==== Source material ====
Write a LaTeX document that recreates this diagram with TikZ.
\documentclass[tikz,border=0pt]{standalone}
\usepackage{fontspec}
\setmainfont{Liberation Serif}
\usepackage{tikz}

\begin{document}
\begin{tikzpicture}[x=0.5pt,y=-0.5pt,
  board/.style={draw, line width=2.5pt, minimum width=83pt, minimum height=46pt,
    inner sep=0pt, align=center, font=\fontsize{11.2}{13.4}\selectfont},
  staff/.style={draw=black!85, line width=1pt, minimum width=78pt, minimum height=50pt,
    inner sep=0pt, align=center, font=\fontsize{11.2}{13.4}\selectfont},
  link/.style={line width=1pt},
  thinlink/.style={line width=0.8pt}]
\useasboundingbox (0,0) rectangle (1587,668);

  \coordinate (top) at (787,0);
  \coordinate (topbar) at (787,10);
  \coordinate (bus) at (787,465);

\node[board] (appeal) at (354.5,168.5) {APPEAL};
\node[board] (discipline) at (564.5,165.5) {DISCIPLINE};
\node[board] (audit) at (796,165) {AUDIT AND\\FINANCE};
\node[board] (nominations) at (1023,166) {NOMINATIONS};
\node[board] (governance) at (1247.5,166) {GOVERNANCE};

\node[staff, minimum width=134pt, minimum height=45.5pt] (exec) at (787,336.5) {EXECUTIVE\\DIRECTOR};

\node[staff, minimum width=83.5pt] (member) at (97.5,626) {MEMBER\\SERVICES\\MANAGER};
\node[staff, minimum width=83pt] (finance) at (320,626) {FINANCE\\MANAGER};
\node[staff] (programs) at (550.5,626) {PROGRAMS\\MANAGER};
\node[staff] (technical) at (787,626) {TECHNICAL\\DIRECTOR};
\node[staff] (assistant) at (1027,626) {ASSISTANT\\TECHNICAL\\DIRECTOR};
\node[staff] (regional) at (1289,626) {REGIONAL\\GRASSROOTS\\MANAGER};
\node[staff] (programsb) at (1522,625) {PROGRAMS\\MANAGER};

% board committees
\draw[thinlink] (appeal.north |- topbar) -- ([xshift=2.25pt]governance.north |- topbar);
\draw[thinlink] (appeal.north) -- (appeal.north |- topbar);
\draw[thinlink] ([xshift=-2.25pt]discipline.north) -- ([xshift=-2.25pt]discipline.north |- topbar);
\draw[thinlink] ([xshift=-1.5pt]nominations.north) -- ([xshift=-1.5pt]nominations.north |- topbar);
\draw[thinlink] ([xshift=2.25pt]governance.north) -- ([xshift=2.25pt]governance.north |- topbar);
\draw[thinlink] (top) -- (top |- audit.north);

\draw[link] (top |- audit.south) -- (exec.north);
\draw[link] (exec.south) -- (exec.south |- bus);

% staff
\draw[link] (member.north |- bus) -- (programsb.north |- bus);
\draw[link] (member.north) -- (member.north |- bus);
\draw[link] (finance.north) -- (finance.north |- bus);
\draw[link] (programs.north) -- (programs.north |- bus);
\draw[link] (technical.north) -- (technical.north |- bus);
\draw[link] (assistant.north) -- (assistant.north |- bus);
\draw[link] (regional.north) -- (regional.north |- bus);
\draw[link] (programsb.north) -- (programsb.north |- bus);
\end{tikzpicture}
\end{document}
====
### What to work on
Make an exact copy of all the data.

### Task answer
Write a LaTeX document that recreates this diagram with TikZ.
\documentclass[tikz,border=0pt]{standalone}
\usepackage{fontspec}
\setmainfont{Liberation Serif}
\usepackage{tikz}

\begin{document}
\begin{tikzpicture}[x=0.5pt,y=-0.5pt,
  board/.style={draw, line width=2.5pt, minimum width=83pt, minimum height=46pt,
    inner sep=0pt, align=center, font=\fontsize{11.2}{13.4}\selectfont},
  staff/.style={draw=black!85, line width=1pt, minimum width=78pt, minimum height=50pt,
    inner sep=0pt, align=center, font=\fontsize{11.2}{13.4}\selectfont},
  link/.style={line width=1pt},
  thinlink/.style={line width=0.8pt}]
\useasboundingbox (0,0) rectangle (1587,668);

  \coordinate (top) at (787,0);
  \coordinate (topbar) at (787,10);
  \coordinate (bus) at (787,465);

\node[board] (appeal) at (354.5,168.5) {APPEAL};
\node[board] (discipline) at (564.5,165.5) {DISCIPLINE};
\node[board] (audit) at (796,165) {AUDIT AND\\FINANCE};
\node[board] (nominations) at (1023,166) {NOMINATIONS};
\node[board] (governance) at (1247.5,166) {GOVERNANCE};

\node[staff, minimum width=134pt, minimum height=45.5pt] (exec) at (787,336.5) {EXECUTIVE\\DIRECTOR};

\node[staff, minimum width=83.5pt] (member) at (97.5,626) {MEMBER\\SERVICES\\MANAGER};
\node[staff, minimum width=83pt] (finance) at (320,626) {FINANCE\\MANAGER};
\node[staff] (programs) at (550.5,626) {PROGRAMS\\MANAGER};
\node[staff] (technical) at (787,626) {TECHNICAL\\DIRECTOR};
\node[staff] (assistant) at (1027,626) {ASSISTANT\\TECHNICAL\\DIRECTOR};
\node[staff] (regional) at (1289,626) {REGIONAL\\GRASSROOTS\\MANAGER};
\node[staff] (programsb) at (1522,625) {PROGRAMS\\MANAGER};

% board committees
\draw[thinlink] (appeal.north |- topbar) -- ([xshift=2.25pt]governance.north |- topbar);
\draw[thinlink] (appeal.north) -- (appeal.north |- topbar);
\draw[thinlink] ([xshift=-2.25pt]discipline.north) -- ([xshift=-2.25pt]discipline.north |- topbar);
\draw[thinlink] ([xshift=-1.5pt]nominations.north) -- ([xshift=-1.5pt]nominations.north |- topbar);
\draw[thinlink] ([xshift=2.25pt]governance.north) -- ([xshift=2.25pt]governance.north |- topbar);
\draw[thinlink] (top) -- (top |- audit.north);

\draw[link] (top |- audit.south) -- (exec.north);
\draw[link] (exec.south) -- (exec.south |- bus);

% staff
\draw[link] (member.north |- bus) -- (programsb.north |- bus);
\draw[link] (member.north) -- (member.north |- bus);
\draw[link] (finance.north) -- (finance.north |- bus);
\draw[link] (programs.north) -- (programs.north |- bus);
\draw[link] (technical.north) -- (technical.north |- bus);
\draw[link] (assistant.north) -- (assistant.north |- bus);
\draw[link] (regional.north) -- (regional.north |- bus);
\draw[link] (programsb.north) -- (programsb.north |- bus);
\end{tikzpicture}
\end{document}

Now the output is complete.